§ **Directions for this task**: An exact copy of all the data is required, with pictures left out.

§ **Source excerpt**:
────────────────
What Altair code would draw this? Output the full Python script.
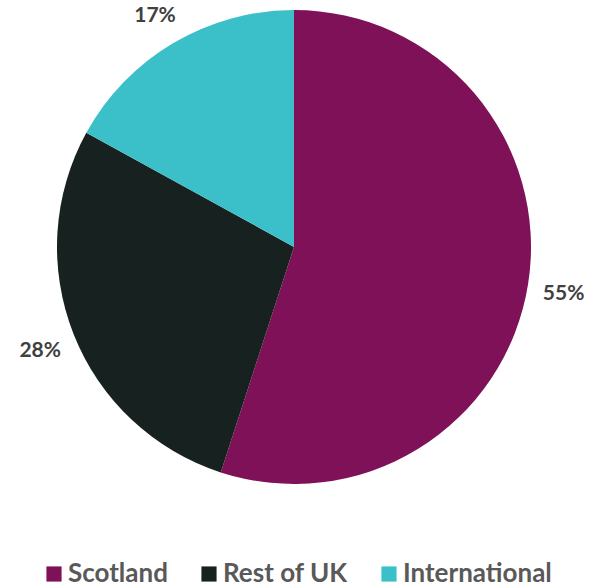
import altair as alt
import pandas as pd

categories = ["Scotland", "Rest of UK", "International"]
shares = [55, 28, 17]
labels = ["55%", "28%", "17%"]
colors = ["#7F1158", "#17211F", "#3BBFC9"]

df = pd.DataFrame({"region": categories, "share": shares, "label": labels, "order": [0, 1, 2]})

base = alt.Chart(df).encode(
    theta=alt.Theta("share:Q", stack=True),
    order=alt.Order("order:Q"),
)

pie = base.mark_arc(radius=237, stroke=None).encode(
    x=alt.value(294),
    y=alt.value(247),
    color=alt.Color(
        "region:N",
        scale=alt.Scale(domain=categories, range=colors),
        sort=categories,
        legend=alt.Legend(
            title=None,
            orient="none",
            legendX=41,
            legendY=561,
            direction="horizontal",
            symbolType="square",
            symbolSize=230,
            symbolStrokeWidth=0,
            labelFont="Lato",
            labelFontSize=26,
            labelFontWeight="bold",
            labelColor="#595959",
            labelOffset=1,
            columnPadding=28,
        ),
    ),
)

text = base.mark_text(
    radius=273, dy=4, font="Lato", fontSize=21, fontWeight="bold", color="#404040"
).encode(
    x=alt.value(294),
    y=alt.value(247),
    text="label:N",
)

chart = (
    alt.layer(pie, text)
    .properties(width=590, height=587, padding=0, autosize=alt.AutoSizeParams(type="none"))
    .configure_view(stroke=None)
)

chart.save("out.html", embed_options={"renderer": "svg", "actions": False})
────────────────
§ **Correct response**:
What Altair code would draw this? Output the full Python script.
import altair as alt
import pandas as pd

categories = ["Scotland", "Rest of UK", "International"]
shares = [55, 28, 17]
labels = ["55%", "28%", "17%"]
colors = ["#7F1158", "#17211F", "#3BBFC9"]

df = pd.DataFrame({"region": categories, "share": shares, "label": labels, "order": [0, 1, 2]})

base = alt.Chart(df).encode(
    theta=alt.Theta("share:Q", stack=True),
    order=alt.Order("order:Q"),
)

pie = base.mark_arc(radius=237, stroke=None).encode(
    x=alt.value(294),
    y=alt.value(247),
    color=alt.Color(
        "region:N",
        scale=alt.Scale(domain=categories, range=colors),
        sort=categories,
        legend=alt.Legend(
            title=None,
            orient="none",
            legendX=41,
            legendY=561,
            direction="horizontal",
            symbolType="square",
            symbolSize=230,
            symbolStrokeWidth=0,
            labelFont="Lato",
            labelFontSize=26,
            labelFontWeight="bold",
            labelColor="#595959",
            labelOffset=1,
            columnPadding=28,
        ),
    ),
)

text = base.mark_text(
    radius=273, dy=4, font="Lato", fontSize=21, fontWeight="bold", color="#404040"
).encode(
    x=alt.value(294),
    y=alt.value(247),
    text="label:N",
)

chart = (
    alt.layer(pie, text)
    .properties(width=590, height=587, padding=0, autosize=alt.AutoSizeParams(type="none"))
    .configure_view(stroke=None)
)

chart.save("out.html", embed_options={"renderer": "svg", "actions": False})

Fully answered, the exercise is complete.